Later, Trujillo found he’d lost his handset. But this was no ordinary handset. It was one of HTC's latest models. Worse still, it contained top secret plans for a new Microsoft interface that may change the entire fabric of the industrial landscape. It could be very good for Telstra, but if it fell into the wrong hands, it could be used for evil.
Now security experts fear that the theft of this cutting edge tool of competitive advantage could be no accident. Some fear this may be an act of industrial espionage.
No way, says Mobile Telecoms analyst Tony Dennis, founder of 3GSMInsight. “Barcelona is a hot bed of crime during mobile world congress. The delegates wander down the Ramblas still wearing their mug-me exhibition passes and carry laptop cases advertising brands such as Dell.”
According to Nicolas Riegert, a Barcelona resident, the delegates wander down the Ramblas “like migrating Wildbeest descending on a tricky river crossing. There are all kinds of predators – whores, muggers, pickpockets – waiting for them at various hijack points. This man was just another casualty,” he said.
One security expert disagreed. “This was no accident,” he said. “This was the act of competitive intelligence. They knew what they were after. And yet they dressed it up to make it look like the work of street punks.”

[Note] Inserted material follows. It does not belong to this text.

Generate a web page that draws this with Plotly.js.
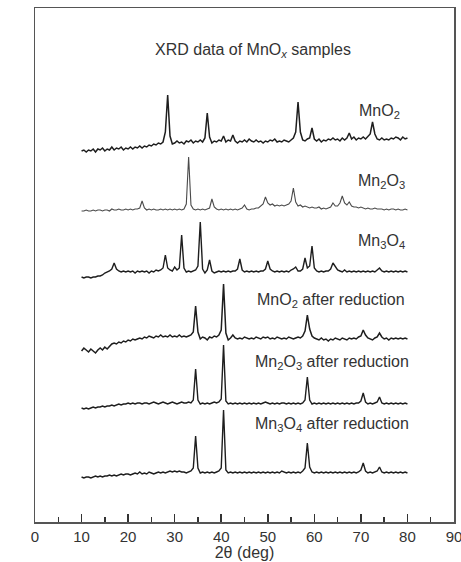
<!DOCTYPE html>
<html>
<head>
<meta charset="utf-8">
<script src="https://cdn.plot.ly/plotly-3.0.1.min.js"></script>
<style>html,body{margin:0;padding:0;background:#fff;}#chart{width:461px;height:562px;}</style>
</head>
<body>
<div id="chart"></div>
<script>
// 2θ grid (deg)
const twoTheta = [
10,10.5,11,11.5,12,12.5,13,13.5,14,14.5,
15,15.5,16,16.5,17,17.5,18,18.5,19,19.5,
20,20.5,21,21.5,22,22.5,23,23.5,24,24.5,
25,25.5,26,26.5,27,27.5,28,28.5,29,29.5,
30,30.5,31,31.5,32,32.5,33,33.5,34,34.5,
35,35.5,36,36.5,37,37.5,38,38.5,39,39.5,
40,40.5,41,41.5,42,42.5,43,43.5,44,44.5,
45,45.5,46,46.5,47,47.5,48,48.5,49,49.5,
50,50.5,51,51.5,52,52.5,53,53.5,54,54.5,
55,55.5,56,56.5,57,57.5,58,58.5,59,59.5,
60,60.5,61,61.5,62,62.5,63,63.5,64,64.5,
65,65.5,66,66.5,67,67.5,68,68.5,69,69.5,
70,70.5,71,71.5,72,72.5,73,73.5,74,74.5,
75,75.5,76,76.5,77,77.5,78,78.5,79,79.5,
80];

// stacked intensities (a.u., offset already included)
const MnO2 = [
371,372,370,372,371,373,370,373,372,374,
371,373,372,375,372,374,373,375,372,374,
373,375,373,375,374,376,374,376,375,377,
376,378,377,379,378,380,390,427,386,378,
379,381,379,380,378,381,380,382,379,381,
380,382,380,384,409,385,379,381,380,382,
381,386,380,382,381,387,381,379,381,380,
382,380,383,381,380,382,380,381,379,381,
380,382,381,383,380,381,380,382,381,380,
382,384,390,420,390,382,381,383,384,394,
383,381,383,380,382,381,383,382,384,382,
383,381,384,382,384,389,383,385,382,384,
383,385,383,386,388,400,388,383,382,384,
382,383,382,384,383,385,384,382,385,383,
384];

const Mn2O3 = [
311,311,312,311,311,312,311,312,312,311,
312,312,311,313,312,312,313,312,312,313,
312,313,312,313,313,314,321,314,312,313,
312,313,312,312,313,312,313,312,313,312,
313,312,313,312,313,318,365,317,313,312,
313,312,313,312,313,314,323,315,313,312,
313,312,313,312,313,312,313,312,313,314,
317,313,312,313,313,314,314,316,318,325,
319,317,318,316,317,316,317,316,317,318,
321,334,320,316,317,315,316,315,314,315,
314,314,315,313,314,313,314,315,319,316,
316,319,326,319,317,320,316,315,315,314,
315,314,313,314,313,313,314,313,313,313,
312,313,312,313,313,312,313,312,312,313,
312];

const Mn3O4 = [
245,244,245,245,244,245,245,246,246,247,
249,250,251,253,259,253,251,250,251,250,
251,250,251,249,251,250,251,250,251,249,
251,250,252,251,252,254,267,254,252,251,
255,252,254,287,254,250,251,250,251,252,
256,300,253,249,252,262,251,249,250,251,
250,251,250,251,250,251,251,253,263,252,
250,251,250,251,250,251,250,251,251,253,
261,253,251,250,251,250,251,250,251,250,
252,253,255,251,251,253,264,254,256,276,
254,251,250,251,250,251,251,253,259,255,
252,251,250,252,250,251,250,251,250,251,
250,251,250,251,250,251,250,252,254,251,
250,251,250,251,250,251,250,251,250,251,
250];

const MnO2_red = [
171,174,172,170,173,171,169,172,174,172,
175,173,176,178,179,178,180,179,181,180,
182,181,183,182,183,184,183,185,184,186,
185,184,186,185,187,185,186,185,187,185,
186,185,187,185,186,185,186,187,190,216,
190,183,185,184,182,185,184,186,185,187,
192,238,189,182,184,187,184,183,184,183,
185,184,183,184,183,185,184,183,185,184,
185,183,184,183,185,184,183,184,183,185,
184,183,184,185,184,186,191,207,193,186,
184,183,182,184,182,183,181,183,182,184,
183,182,184,183,182,184,183,184,183,185,
186,192,187,184,183,182,184,185,189,185,
183,184,182,184,183,184,183,184,183,184,
183];

const Mn2O3_red = [
114,113,114,113,114,115,114,115,115,116,
115,116,116,117,116,117,118,117,118,118,
119,118,119,118,119,119,118,119,119,118,
119,120,119,118,119,120,119,118,119,120,
119,118,119,120,119,119,120,119,122,153,
122,118,119,118,119,118,119,120,119,120,
123,177,121,118,119,118,119,118,119,118,
119,118,119,118,119,118,119,118,119,120,
119,118,119,118,119,118,119,119,118,119,
118,119,118,119,118,119,122,145,122,118,
119,118,119,118,119,118,119,118,119,118,
119,118,119,118,119,118,119,118,119,119,
121,129,120,118,119,118,119,120,125,119,
118,119,118,119,118,119,118,119,118,119,
118];

const Mn3O4_red = [
45,44,45,45,44,45,46,45,46,45,
46,46,47,46,47,46,47,48,47,48,
48,47,48,49,48,50,48,49,48,50,
49,48,49,50,49,50,49,50,51,50,
51,50,51,50,50,49,50,51,54,86,
54,49,50,49,50,49,50,49,50,51,
54,112,52,49,50,49,50,49,50,49,
50,49,50,49,50,49,50,49,50,49,
50,49,50,49,50,49,51,50,49,50,
49,50,49,50,49,51,54,79,55,50,
49,50,49,50,49,50,49,50,49,50,
49,50,49,50,49,50,49,50,49,50,
52,59,51,49,50,49,50,51,55,50,
49,50,49,50,49,50,49,50,49,50,
49];

const seriesNames = ['MnO2','Mn2O3','Mn3O4','MnO2 after reduction','Mn2O3 after reduction','Mn3O4 after reduction'];
const seriesData = [MnO2, Mn2O3, Mn3O4, MnO2_red, Mn2O3_red, Mn3O4_red];
const seriesLabels = ['MnO<sub>2</sub>','Mn<sub>2</sub>O<sub>3</sub>','Mn<sub>3</sub>O<sub>4</sub>',
  'MnO<sub>2</sub> after reduction','Mn<sub>2</sub>O<sub>3</sub> after reduction','Mn<sub>3</sub>O<sub>4</sub> after reduction'];
const labelX = [78.9, 79.8, 79.8, 80.0, 80.8, 80.8];
const labelY = [411, 341, 281, 222, 160, 98];
const lineColors = ['#1e1e1e','#4a4a4a','#1e1e1e','#1e1e1e','#1e1e1e','#1e1e1e'];
const lineWidths = [1.5, 1.1, 1.4, 1.5, 1.4, 1.4];

const FONT = 'Liberation Sans, Arial, Helvetica, sans-serif';
const TXT = '#333333';

const traces = seriesData.map((y, i) => ({
  x: twoTheta, y: y, type: 'scatter', mode: 'lines', name: seriesNames[i],
  line: {color: lineColors[i], width: lineWidths[i]}, hoverinfo: 'skip'
}));

const annotations = seriesLabels.map((t, i) => ({
  x: labelX[i], y: labelY[i], xref: 'x', yref: 'y', text: t, showarrow: false,
  xanchor: 'right', yanchor: 'middle', font: {family: FONT, size: 16, color: TXT}
}));
annotations.push({
  x: 46.9, y: 472, xref: 'x', yref: 'y', text: 'XRD data of MnO<sub><i>x</i></sub> samples',
  showarrow: false, xanchor: 'center', yanchor: 'middle', font: {family: FONT, size: 16, color: TXT}
});
annotations.push({
  x: -4.0, y: 265, xref: 'x', yref: 'y', text: 'Intensity (a.u.)', textangle: -90,
  showarrow: false, xanchor: 'center', yanchor: 'middle', font: {family: FONT, size: 15, color: TXT}
});

const layout = {
  width: 461, height: 562,
  margin: {l: 35, r: 7, t: 8, b: 40, pad: 0},
  paper_bgcolor: '#ffffff', plot_bgcolor: '#ffffff',
  showlegend: false,
  xaxis: {
    range: [0, 90], tick0: 0, dtick: 10, ticks: 'inside', ticklen: 8, tickwidth: 1.5, tickcolor: '#333',
    minor: {dtick: 5, ticks: 'inside', ticklen: 5, tickwidth: 1.5, tickcolor: '#333', showgrid: false},
    showline: true, linecolor: '#555', linewidth: 1.5, mirror: true,
    showgrid: false, zeroline: false, ticklabeloverflow: 'allow',
    tickfont: {family: FONT, size: 15, color: TXT},
    title: {text: '2θ (deg)', font: {family: FONT, size: 16, color: TXT}, standoff: 2}
  },
  yaxis: {
    range: [0, 514], showticklabels: false, ticks: '', showgrid: false, zeroline: false,
    showline: true, linecolor: '#555', linewidth: 1.5, mirror: true
  },
  annotations: annotations
};

Plotly.newPlot('chart', traces, layout, {staticPlot: true, displayModeBar: false});
</script>
</body>
</html>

Industrial espionage, AKA competitive intelligence, is a booming business. As companies try to find out what their competitors are up to, their tactics are becoming increasingly cut-throat. One scam involves bogus job interviews, in which the head hunted individual is encouraged to share company secrets, in order to impress a spy posing as a recruitment agent. Some competitive intelligence companies even set up bogus companies, which enter into a ‘channel partnership’ with their target, and began to report back confidential information.
One journalist turned competitive intelligence spy, identified only as Rick, said the theft of the mobile phone, to order, would not surprise him. “Competitive intelligence is big business. These contracts are worth millions to the companies involved. So they’ll go to any lengths to produce some results for their clients.”
Trujillio had been granted access to the new interface of Windows 6.5. the secret software that is most likely the new shell that Telstra will launch on Windows Mobile 6.1 devices.